Making people better
Dr. Gulati earned board certification in lifestyle medicine in 2018. She created a lifestyle medicine service in her health system and, along with the skills and knowledge she developed while pursing certification, incorporated the expansive catalogue of evidence-based resources provided to ACLM members.
Those resources include the downloadable “Food as Medicine Toolkit,” “Healthy Whole Food, Plant-Predominant Menu Planner on a Budget” kit, downloadable habit tracker and access to ACLM webinar archives. ACLM also provides clinicians a “Reimbursement Roadmap” to help them navigate and overcome common barriers to receiving payment for lifestyle medicine interventions.
“There are so many resources from ACLM that I employ daily in my clinical practice,” Dr. Gulati said. “No patient who sees me in my office leaves without filling out a food frequency questionnaire, no matter if they come to me about their osteoporosis or diabetes. It only takes them a minute so, even if I am crunched for time, so we can have some basic discussion.”

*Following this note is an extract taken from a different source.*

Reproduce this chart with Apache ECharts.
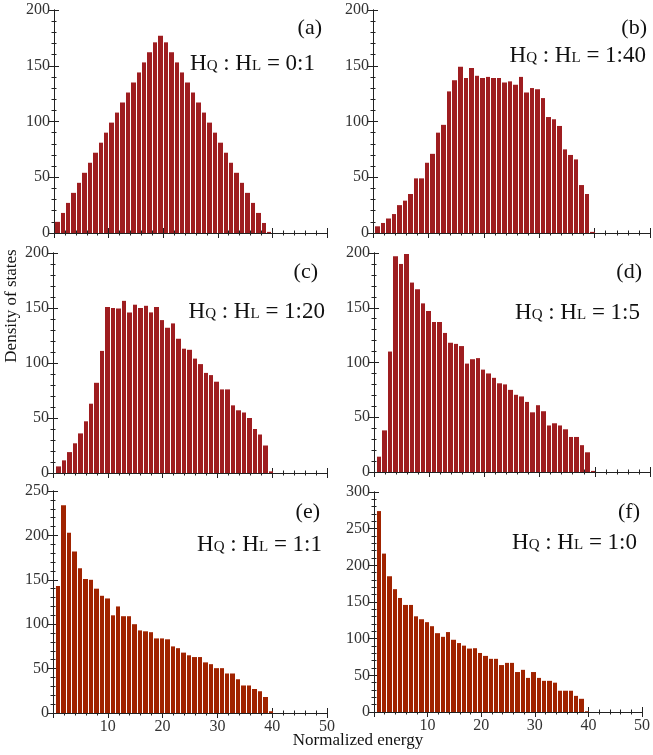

ACLM membership also includes access to the exclusive ACLM Job Board, up to seven hours of free CME/CE courses, discounts for other courses and its annual conference, innovative research studies in the American Journal of Lifestyle Medicine and ACLM Connect, an online community where like-minded and engaged clinicians interested in lifestyle medicine can network and exchange ideas and best practices.
Dr. Gulati has established shared medical appointments through her lifestyle medicine service line to expand the program’s reach and so patients can connect and support each other. She refers patients to sleep studies more often now that she knows the crucial impact of sleep deprivation on hormonal health. Some patients reach out to her after hearing about her lifestyle medicine approach from friends and colleagues.
“There is a huge demand for this,” she said. “Appointments are no longer just about tweaking someone’s insulin or putting someone on a new diabetes medication that might not even be covered by their insurance. I feel like I am practicing more scientific, evidence-based medicine and more effective therapies, which have increased my confidence.”
A framed picture hangs prominently in Dr. Gulati’s office. It’s Dr. Frates in that hula hoop, getting brief but vigorous physical activity in the middle of a busy workday. Dr. Gulati knows now that even brief bursts of energy enhance attention span, productivity and overall health. The photo also reminds her to be present at work – or, she calls it, in “a flow.” That could involve simply be holding a patient’s hand, undistracted by charts, electric medical records or a waiting room full of patients.
Beth Frates, MD, FACLM, DipABLM, hula hooping.
“I feel like I am doing the right thing,” she said. “By discussing these therapeutic behavior changes, I am actually helping people feel better.”
And that feeling has made Dr. Gulati better. She no longer wonders every morning why she is leaving her two children for work that she previously struggled to find meaning in. She kisses them goodbye, inspired and energized to get to the office and help her patients and colleagues embrace lifestyle behavior changes and achieve whole health.
She is, at last, happy to be a doctor again.